Godmother presents itself initially as a fractured fairytale centered around the Cinderella story. The premise is that instead of getting Cinderella to the ball, the fairy godmother, Lil in this case, took her place. In response to this grave offense, Lil is cast out of the fairy world to live as a human which she does. She lives her life, works in a used bookshop, gets old just like any other human. In fact, the only thing that marks her as more than human is a pair of gigantic white feathered wings that she hides by tying them down to her back with bandages. As far as a premise goes, it's not bad. Veronica and George, the two main side characters, are pretty good. They are a little two dimensional, maybe, but it is a close first person point of view to Lil so that is forgivable. The end even could be a nice, if tragic, twist.
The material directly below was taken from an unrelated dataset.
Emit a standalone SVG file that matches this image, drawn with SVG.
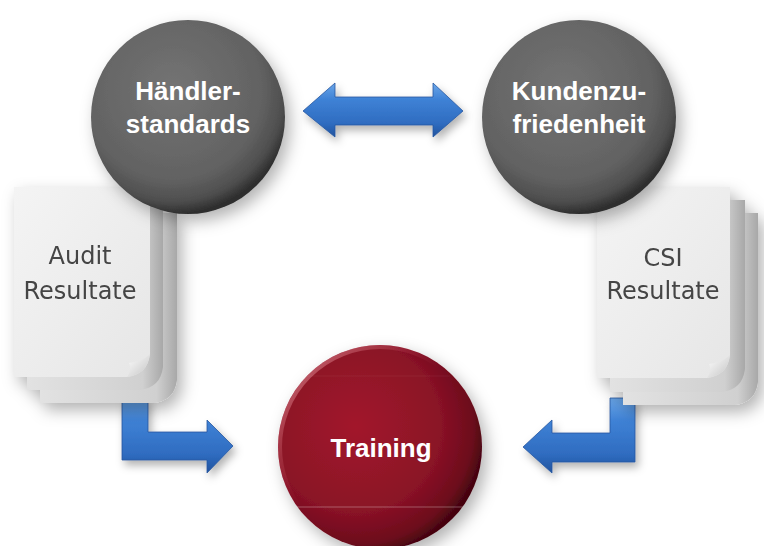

So what's so awful about this book? It's the structure and the writing. Structurally, Turgeon told the story on two timelines. The first is far in the past when Lil was still a fairy and it retells Cinderella from her point of view. The second timeline is Lil as an old (mostly) human woman who finds the opportunity to redeem herself by setting up George and Veronica as a modern version of Prince Charming and Cinderella. Each chapter starts in the fairytale and switches midway through to the modern. This is not an unusual technique, but for it to work well, there needs to be a way to tie the two sections in each chapter together. There needs to be either a plot link or some thematic link between to two segments that is a reason for the juxtaposition. While there were a couple of places the two plot lines did indeed meet up, most of the time there was no discernible link between the two sections which made the transitions jarring and often irritating. There were several segments of the fairytale plot line that didn't feel necessary and were, I suspect, written simply to satisfy the format.

The writing style was clearly trying for the ethereal voice of Gabriel Garcia Marquez. However, the POV was so firmly tied to Lil that it bogged down badly in her rather obsessive and circular thoughts. Instead of being lyrical, it was tedious. It's hard to do a first person narrative well because the only things the reader can know are the things the protagonist knows. This is very limiting for an author because it is often convenient to pull back and deliver the story from a wider point of view. On the other hand, when it is done well, the first person narrator can be stunningly unreliable. When it's done well. Unfortunately, in this case, Turgeon fell short of the mark. When the twist came at the end, the reader was mostly unprepared for it. To pull it off, there needed to be more hints and preparation from the beginning and more people around Lil needed to behave in accordance with the twist.

Ultimately the problem is that Godmother couldn't decide if it was a fractured fairy tale or a psychological drama. The shift between the two genres was clumsy and every time I nearly gave up on it, I found myself deciding to give it just a few more pages to prove itself out. By the time I hit the end of the book, I'd been waiting for 273 pages. It never came together and I wish I'd given up on page 50.